== Task brief ==
Reproduce the listing below without changes, except that pictures are left out.

== Data block ==
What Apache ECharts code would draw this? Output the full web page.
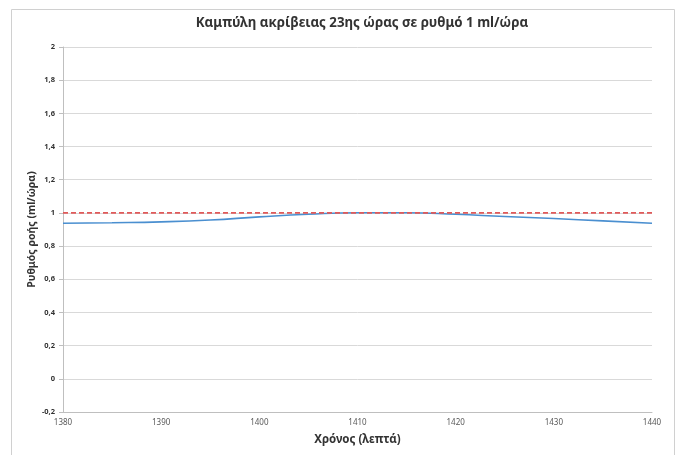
<!DOCTYPE html>
<html><head><meta charset="utf-8">
<script src="https://cdn.jsdelivr.net/npm/echarts@6/dist/echarts.min.js"></script>
<style>html,body{margin:0;padding:0;background:#fff}#c{width:684px;height:455px}</style>
</head><body><div id="c"></div>
<script>
const titleText = 'Καμπύλη ακρίβειας 23ης ώρας σε ρυθμό 1 ml/ώρα';
const xName = 'Χρόνος (λεπτά)';
const yName = 'Ρυθμός ροής (ml/ώρα)';
const times = [1380, 1385, 1390, 1395, 1400, 1405, 1410, 1415, 1420, 1425, 1430, 1435, 1440];
const measured = [0.938, 0.941, 0.946, 0.957, 0.976, 0.992, 1.001, 1.001, 0.992, 0.978, 0.966, 0.952, 0.938];
const targetX = [1380, 1440];
const targetY = [1, 1];

const font = '"Noto Sans", "DejaVu Sans", sans-serif';
const chart = echarts.init(document.getElementById('c'), null, {renderer: 'canvas'});
chart.setOption({
  animation: false,
  backgroundColor: '#fff',
  graphic: [{
    type: 'rect', left: 9, top: 7,
    shape: {width: 663, height: 460},
    style: {fill: 'none', stroke: '#d0d0d0', lineWidth: 1}
  }],
  title: {
    text: titleText, left: 357, top: 12, textAlign: 'center',
    textStyle: {fontFamily: font, fontSize: 13.3, fontWeight: 'bold', color: '#333'}
  },
  grid: {left: 63, right: 32, top: 47, bottom: 43, containLabel: false},
  xAxis: {
    type: 'value', min: 1380, max: 1440, interval: 10,
    name: xName, nameLocation: 'middle', nameGap: 22,
    nameTextStyle: {fontFamily: font, fontSize: 11.5, fontWeight: 'bold', color: '#333'},
    axisLine: {show: true, onZero: false, lineStyle: {color: '#bfbfbf'}},
    axisTick: {show: false},
    splitLine: {show: false},
    axisLabel: {fontFamily: font, fontSize: 8, color: '#595959', margin: 7, formatter: v => String(v)}
  },
  yAxis: {
    type: 'value', min: -0.2, max: 2, interval: 0.2,
    name: yName, nameLocation: 'middle', nameGap: 25, nameRotate: 90, nameMoveOverlap: false,
    nameTextStyle: {fontFamily: font, fontSize: 10.5, fontWeight: 'bold', color: '#333'},
    axisLine: {show: true, lineStyle: {color: '#bfbfbf'}},
    axisTick: {show: true, length: 4, lineStyle: {color: '#bfbfbf'}},
    splitLine: {show: true, lineStyle: {color: '#d9d9d9'}},
    axisLabel: {
      fontFamily: font, fontSize: 7.5, fontWeight: 'bold', color: '#333', margin: 8,
      formatter: v => String(Number(v.toFixed(1))).replace('.', ',')
    }
  },
  series: [{
    type: 'line', data: times.map((t, i) => [t, measured[i]]),
    smooth: true, symbol: 'none',
    lineStyle: {color: '#4a8fd0', width: 1.6}, z: 2
  }, {
    type: 'line', data: targetX.map((t, i) => [t, targetY[i]]),
    symbol: 'none',
    lineStyle: {color: '#e05a5a', width: 1.6, type: [5, 3]}, z: 3
  }]
});
</script></body></html>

== Reply ==
What Apache ECharts code would draw this? Output the full web page.
<!DOCTYPE html>
<html><head><meta charset="utf-8">
<script src="https://cdn.jsdelivr.net/npm/echarts@6/dist/echarts.min.js"></script>
<style>html,body{margin:0;padding:0;background:#fff}#c{width:684px;height:455px}</style>
</head><body><div id="c"></div>
<script>
const titleText = 'Καμπύλη ακρίβειας 23ης ώρας σε ρυθμό 1 ml/ώρα';
const xName = 'Χρόνος (λεπτά)';
const yName = 'Ρυθμός ροής (ml/ώρα)';
const times = [1380, 1385, 1390, 1395, 1400, 1405, 1410, 1415, 1420, 1425, 1430, 1435, 1440];
const measured = [0.938, 0.941, 0.946, 0.957, 0.976, 0.992, 1.001, 1.001, 0.992, 0.978, 0.966, 0.952, 0.938];
const targetX = [1380, 1440];
const targetY = [1, 1];

const font = '"Noto Sans", "DejaVu Sans", sans-serif';
const chart = echarts.init(document.getElementById('c'), null, {renderer: 'canvas'});
chart.setOption({
  animation: false,
  backgroundColor: '#fff',
  graphic: [{
    type: 'rect', left: 9, top: 7,
    shape: {width: 663, height: 460},
    style: {fill: 'none', stroke: '#d0d0d0', lineWidth: 1}
  }],
  title: {
    text: titleText, left: 357, top: 12, textAlign: 'center',
    textStyle: {fontFamily: font, fontSize: 13.3, fontWeight: 'bold', color: '#333'}
  },
  grid: {left: 63, right: 32, top: 47, bottom: 43, containLabel: false},
  xAxis: {
    type: 'value', min: 1380, max: 1440, interval: 10,
    name: xName, nameLocation: 'middle', nameGap: 22,
    nameTextStyle: {fontFamily: font, fontSize: 11.5, fontWeight: 'bold', color: '#333'},
    axisLine: {show: true, onZero: false, lineStyle: {color: '#bfbfbf'}},
    axisTick: {show: false},
    splitLine: {show: false},
    axisLabel: {fontFamily: font, fontSize: 8, color: '#595959', margin: 7, formatter: v => String(v)}
  },
  yAxis: {
    type: 'value', min: -0.2, max: 2, interval: 0.2,
    name: yName, nameLocation: 'middle', nameGap: 25, nameRotate: 90, nameMoveOverlap: false,
    nameTextStyle: {fontFamily: font, fontSize: 10.5, fontWeight: 'bold', color: '#333'},
    axisLine: {show: true, lineStyle: {color: '#bfbfbf'}},
    axisTick: {show: true, length: 4, lineStyle: {color: '#bfbfbf'}},
    splitLine: {show: true, lineStyle: {color: '#d9d9d9'}},
    axisLabel: {
      fontFamily: font, fontSize: 7.5, fontWeight: 'bold', color: '#333', margin: 8,
      formatter: v => String(Number(v.toFixed(1))).replace('.', ',')
    }
  },
  series: [{
    type: 'line', data: times.map((t, i) => [t, measured[i]]),
    smooth: true, symbol: 'none',
    lineStyle: {color: '#4a8fd0', width: 1.6}, z: 2
  }, {
    type: 'line', data: targetX.map((t, i) => [t, targetY[i]]),
    symbol: 'none',
    lineStyle: {color: '#e05a5a', width: 1.6, type: [5, 3]}, z: 3
  }]
});
</script></body></html>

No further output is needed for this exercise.